If your total income is less than ₹5 lakh, the penalty for late filing of income tax returns is ₹1,000. On the other hand, if your total income is more than ₹5 lakh, the penalty is ₹5,000. However, this penalty is only applicable if you file your returns after 31st July and before 31st December. If you file your return after 31st December, the penalty for late filing increases to ₹10,000.
Can penalties be waived or reduced?
Yes. The Assessing Officer (AO) and the Commissioner of Income Tax (CIT) have the power to waive or reduce the penalty for non-compliance with the provisions of the Income Tax Act of 1961.

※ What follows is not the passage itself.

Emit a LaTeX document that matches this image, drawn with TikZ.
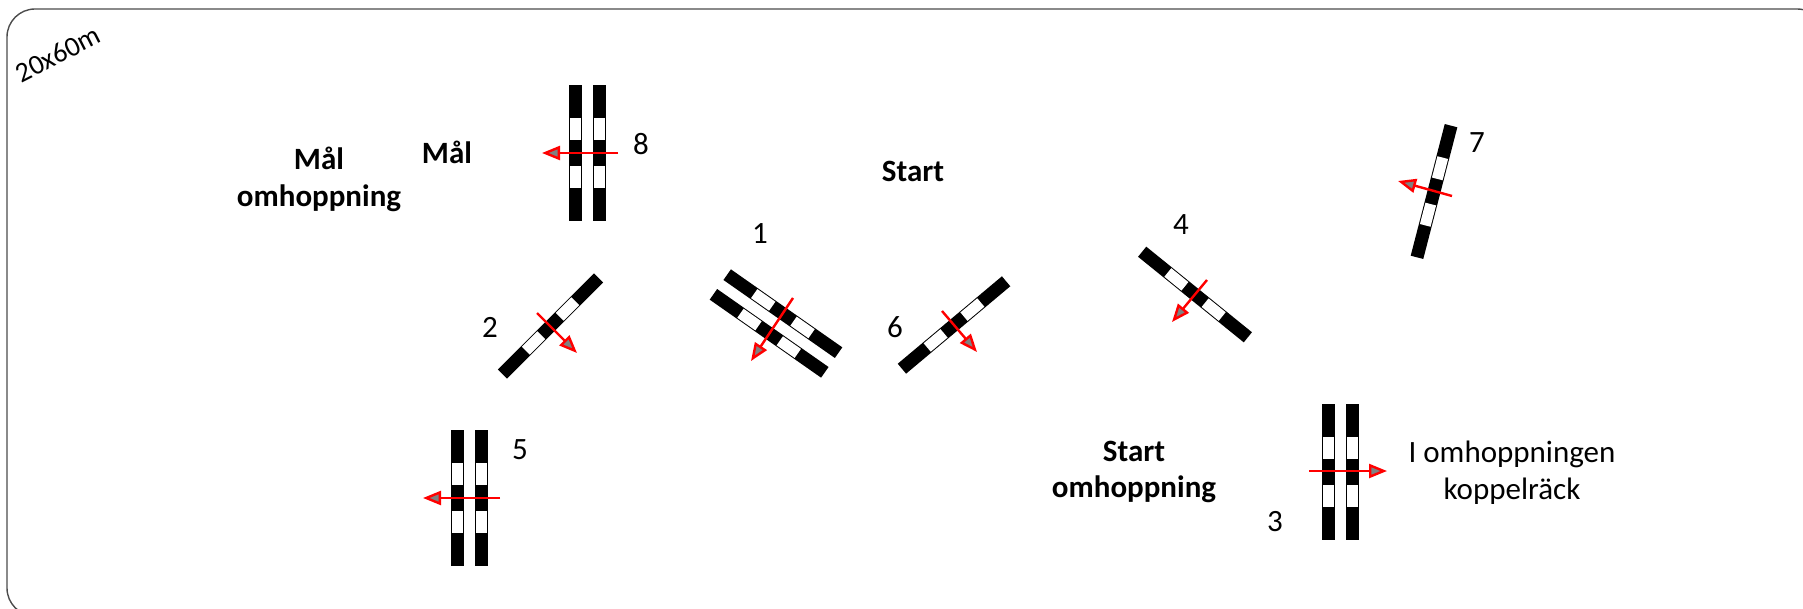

What should I do if I receive a penalty notice?
If you have not complied with the provisions of the Income Tax Act of 1961 as mentioned in the penalty notice, it is advisable to pay the penalty immediately. On the other hand, if you feel that you have complied with all the provisions listed in the notice, you may file a response to the penalty notice online with the necessary documents supporting your claim.
Can you appeal against an imposed penalty?
Yes. You can file an appeal against a penalty imposed by the Assessing Officer (AO) by filing Form 35 online. The appeal will be taken up for scrutiny by the Commissioner of Income Tax (Appeals) [CIT(A)].